Pour ce qui touche les Peres, que Cunæus taxe ſans raiſon d’avoir excité le même Julien par leurs invectives à perſecuter nôtre créance, c’eſt une calomnie, qui ne peut faire impreſſion, que ſur ceux, qui ſeroient ignorans tout à fait de l’Hiſtoire. Car on ſait que Saint Cyrille n’a vécu que quelque tems après lui, & que S. Gregoire, ni Saint Chryſoſtome ne l’ont mal traité, comme ils ont fait, que depuis fa mort. De ſorte, que, c’eſt une moquerie de dire, que fon animoſité contre les Chrétiens procedât des mauvais propos, qu’ils tenoient de lui, vû que, comme nous avons déja remarqué, ils n’oppoſèrent jamais que leur patience à toutes ſes violences, & ſe tinrent tellement dans le devoir de leur ſujetion, que ſon armée, qui l’accompagnoit contre les Perſes n’étoit pas moins compoſée de Fideles, que de prefanes & d’idolâtres.

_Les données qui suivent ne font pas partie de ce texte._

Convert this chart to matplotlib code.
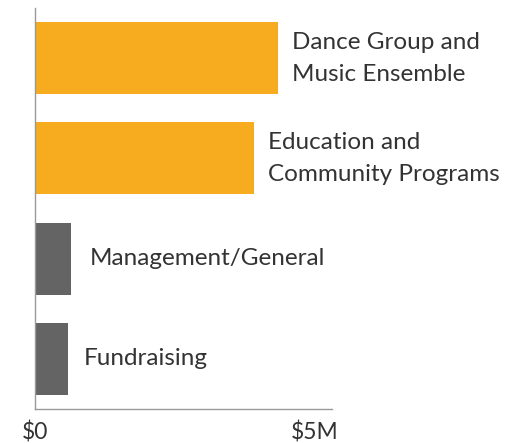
import matplotlib
matplotlib.use("Agg")
import matplotlib.pyplot as plt

categories = ["Dance Group and\nMusic Ensemble", "Education and\nCommunity Programs",
              "Management/General", "Fundraising"]
values = [4.34, 3.91, 0.64, 0.59]  # $M
colors = ["#F7AB1E", "#F7AB1E", "#646464", "#646464"]
label_offsets = [14, 14, 19, 16]
tick_vals = [0, 5]
tick_labels = ["$0", "$5M"]

plt.rcParams['font.family'] = ['Lato', 'DejaVu Sans']

fig = plt.figure(figsize=(5.17, 4.43), dpi=100)
W, H = 517, 443
ax = fig.add_axes([35 / W, 34 / H, (332 - 35) / W, (409 - 8) / H])

ypos = list(range(len(categories)))
ax.barh(ypos, values, height=0.72, color=colors)
for y, v, lab, off in zip(ypos, values, categories, label_offsets):
    ax.annotate(lab, xy=(v, y), xytext=(off, 0), textcoords="offset pixels",
                ha="left", va="center", fontsize=17.5, color="#333333",
                linespacing=1.65)

ax.set_xlim(0, 5.3)
ax.set_ylim(3.5, -0.5)
ax.set_yticks([])
ax.set_xticks(tick_vals)
ax.set_xticklabels(tick_labels, fontsize=16.5, color="#333333")
ax.tick_params(axis="x", length=0, pad=9)
for s in ["top", "right"]:
    ax.spines[s].set_visible(False)
for s in ["left", "bottom"]:
    ax.spines[s].set_color("#999999")
    ax.spines[s].set_linewidth(1)

fig.savefig("out.png", dpi=100)
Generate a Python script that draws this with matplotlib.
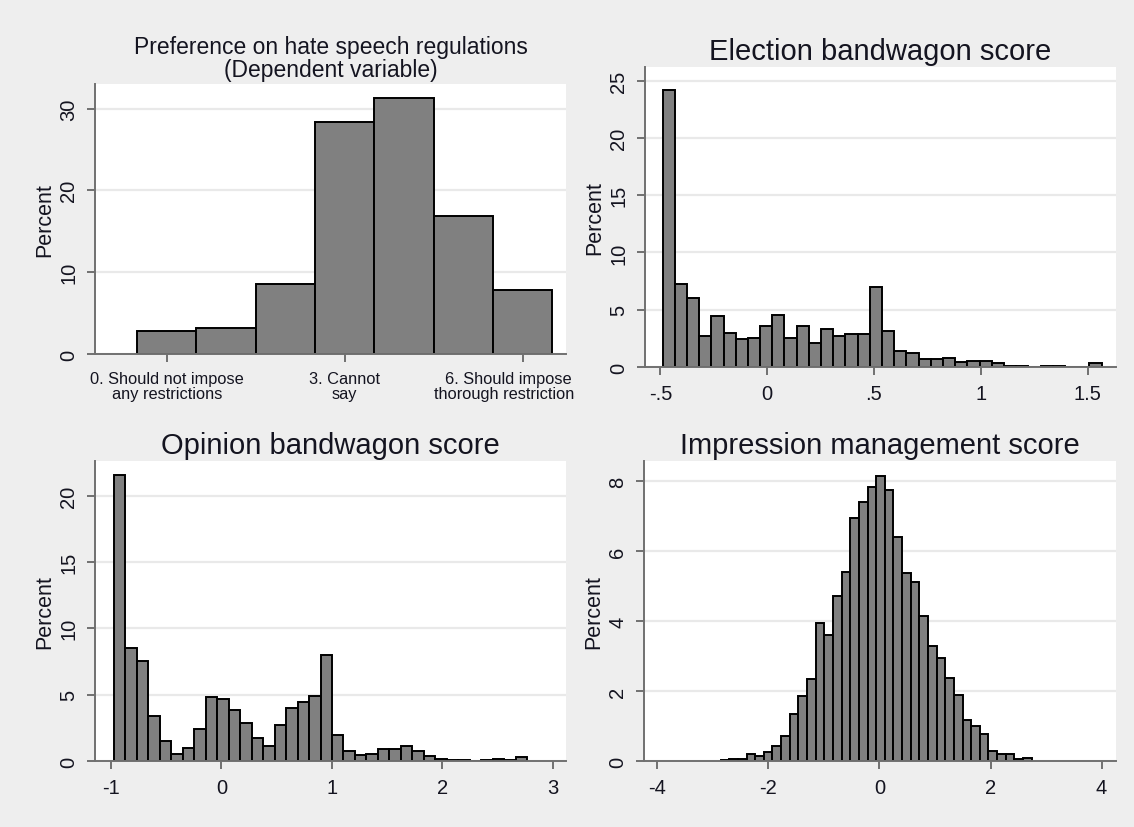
import matplotlib
matplotlib.use('Agg')
import matplotlib.pyplot as plt
from matplotlib.transforms import Bbox, TransformedBbox, ScaledTranslation
import numpy as np

#__________________DATA

# Preference on hate speech regulations (0-6 scale), percent of respondents
pref_cat = [0, 1, 2, 3, 4, 5, 6]
pref_pct = [2.8, 3.2, 8.6, 28.4, 31.3, 16.9, 7.8]
pref_ticks = [0, 3, 6]
pref_ticklabels = ['0. Should not impose\nany restrictions',
                   '3. Cannot\nsay',
                   '6. Should impose\nthorough restrictions']

# Election bandwagon score
elec_start, elec_width = -0.49, 0.0571
elec_pct = [24.2, 7.27, 6.02, 2.70, 4.42, 2.99, 2.41, 2.53, 3.55, 4.56, 2.56, 3.58,
            2.12, 3.28, 2.70, 2.85, 2.85, 6.98, 3.14, 1.40, 1.25, 0.67, 0.67, 0.75,
            0.40, 0.52, 0.52, 0.36, 0.06, 0.06, 0.03, 0.05, 0.05, 0.03, 0.04, 0.35]
elec_ticks = [-0.5, 0, 0.5, 1, 1.5]
elec_ticklabels = ['-.5', '0', '.5', '1', '1.5']

# Opinion bandwagon score
opin_start, opin_width = -0.975, 0.104
opin_pct = [21.55, 8.52, 7.57, 3.38, 1.50, 0.55, 1.00, 2.43, 4.79, 4.69, 3.81, 2.88,
            1.75, 1.13, 2.68, 3.98, 4.44, 4.86, 8.00, 1.93, 0.78, 0.43, 0.53, 0.93,
            0.93, 1.15, 0.73, 0.38, 0.13, 0.05, 0.05, 0.03, 0.05, 0.13, 0.05, 0.30]
opin_ticks = [-1, 0, 1, 2, 3]

# Impression management score
impr_start, impr_width = -2.86, 0.1556
impr_pct = [0.02, 0.05, 0.05, 0.19, 0.14, 0.26, 0.43, 0.71, 1.35, 1.85, 2.35, 3.94,
            3.59, 4.72, 5.40, 6.96, 7.41, 7.84, 8.14, 7.74, 6.41, 5.37, 5.13, 4.15,
            3.28, 2.95, 2.38, 1.90, 1.17, 1.00, 0.76, 0.29, 0.19, 0.19, 0.07, 0.10]
impr_ticks = [-4, -2, 0, 2, 4]

#__________________STYLE

W, H = 1134, 828
bg = '#eeeeee'
txt = '#141420'
plt.rcParams['font.family'] = ['Liberation Sans', 'DejaVu Sans']
plt.rcParams['text.color'] = txt
plt.rcParams['axes.labelcolor'] = txt

fig = plt.figure(figsize=(W/100, H/100), dpi=100, facecolor=bg)

def px_axes(l, r, t, b):
    return fig.add_axes([l/W, 1 - b/H, (r - l)/W, (b - t)/H])

def style(ax, yticks, xlim, ylim):
    ax.set_facecolor('white')
    for s in ('top', 'right'):
        ax.spines[s].set_visible(False)
    for s in ('left', 'bottom'):
        ax.spines[s].set_color('#707070')
        ax.spines[s].set_linewidth(1.4)
    ax.set_xlim(xlim)
    ax.set_ylim(ylim)
    ax.set_yticks(yticks)
    ax.set_yticklabels(['%d' % v for v in yticks], rotation=90, va='center')
    ax.tick_params(length=6, width=1.4, color='#707070', labelsize=14.5,
                   labelcolor=txt, pad=6)
    ax.yaxis.grid(True, color='#e9e9e9', linewidth=1.6)
    ax.set_axisbelow(True)
    ax.set_ylabel('Percent', fontsize=15.5, labelpad=3)

def bars(ax, x, h, w, align='edge'):
    ax.bar(x, h, width=w, align=align, color='#808080', edgecolor='black',
           linewidth=1.4, zorder=2)

#__________________PANEL 1

ax = px_axes(95, 566, 85, 355)
bars(ax, pref_cat, pref_pct, 1.0, align='center')
style(ax, [0, 10, 20, 30], (-1.21, 6.73), (0, 33))
ax.set_xticks(pref_ticks)
ax.set_xticklabels(pref_ticklabels, fontsize=11.8, linespacing=1.0)
ax.set_title('Preference on hate speech regulations\n(Dependent variable)',
             fontsize=16.5, linespacing=1.0, pad=6)
# last label is pushed left and cut at the edge of the graph region
clip = TransformedBbox(Bbox.from_extents(0, 0, 575/W, 1), fig.transFigure)
last = ax.get_xticklabels()[-1]
last.set_transform(last.get_transform() + ScaledTranslation(-0.14, 0, fig.dpi_scale_trans))
last.set_clip_box(clip)
last.set_clip_on(True)

#__________________PANEL 2

ax = px_axes(645, 1116, 68, 368)
edges = elec_start + elec_width*np.arange(len(elec_pct))
bars(ax, edges, elec_pct, elec_width)
style(ax, [0, 5, 10, 15, 20, 25], (-0.572, 1.633), (0, 26.2))
ax.set_xticks(elec_ticks)
ax.set_xticklabels(elec_ticklabels)
ax.set_title('Election bandwagon score', fontsize=21, pad=6)

#__________________PANEL 3

ax = px_axes(95, 566, 462, 762)
edges = opin_start + opin_width*np.arange(len(opin_pct))
bars(ax, edges, opin_pct, opin_width)
style(ax, [0, 5, 10, 15, 20], (-1.145, 3.12), (0, 22.6))
ax.set_xticks(opin_ticks)
ax.set_xticklabels(['%d' % v for v in opin_ticks])
ax.set_title('Opinion bandwagon score', fontsize=21, pad=6)

#__________________PANEL 4

ax = px_axes(644, 1116, 462, 762)
edges = impr_start + impr_width*np.arange(len(impr_pct))
bars(ax, edges, impr_pct, impr_width)
style(ax, [0, 2, 4, 6, 8], (-4.24, 4.26), (0, 8.58))
ax.set_xticks(impr_ticks)
ax.set_xticklabels(['%d' % v for v in impr_ticks])
ax.set_title('Impression management score', fontsize=21, pad=6)

fig.savefig('out.png', dpi=100, facecolor=bg)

Mais outre qu’il eſt vrai, que jamais ces Peres ne donnèrent aucun ſujet à Julien de perſécuter le Chriſtianiſme, je crois qu’au lieu de les blâmer de la façon, dont ils ont écrit contre lui, nous devons eſtimer leur pieté, & leur ſavoir gré du zèle qu’ils ont fait paroitre pour nôtre Réligion. En effet, il faut conſidérer, qu’ils avoient à faire à un Prince, qui emploioit toutes les forces de ſon eſprit, & de ſon Diadême, à ruïner ce que Conſtantin & ſes Enfans venoient d’édifier dans l’Egliſe. Ils étoient dans un ſiécle, où la plus grande partie de l’Empire Romain retenoit encore le culte des faux Dieux, que cet Apoſtat, vouloit rétablir par tout. Et ce qui eſt principalement à obſerver, ils voioient, que fa grande reputation d’être l’un des plus ſavans & des plus vertueux de ſon tems, préjudicioit merveilleuſement au ſervice & à l’honneur du vrai Dieu, qu’il avoit abandonné. Que pouvoient ils donc faire de mieux, que de le diffamer de tout leur poffible, & de tacher à faire perdre cette bonne opinion, qu’on avoit de lui, puiſque le Diable s’en vouloit ſervir à la deſtruction de nos Autels ? Certes, je ne penſe pas, qu’il y ait encore aujourd’hui un Chrétien, qui puiſſe lire la moindre partie des blaſphemes, que ce miſerable vomiſſoit ſur les textes facrés du vieux & du nouveau Teſtament, ſans recevoir dans ſon ame les mêmes mouvemens, qui animoient Saint Gregoire, Saint Chryſoſtome, & Saint Cyrille contre lui[66] ; encore que le dernier proteſte dans le ſecond livre de ſa réponſe, comme nous venons de l’obſerver, qu’il ſupprime exprès les plus mauvais termes, que Julien emploioit contre la perſonne de Nôtre Seigneur. C’eſt donc à tort, qu’on veut noter d’indiſcretion le zèle de ces grands Perſonnages, qu’ils ont eu très pieux, & très proportionné à la condition du tems, auquel ils vivoient.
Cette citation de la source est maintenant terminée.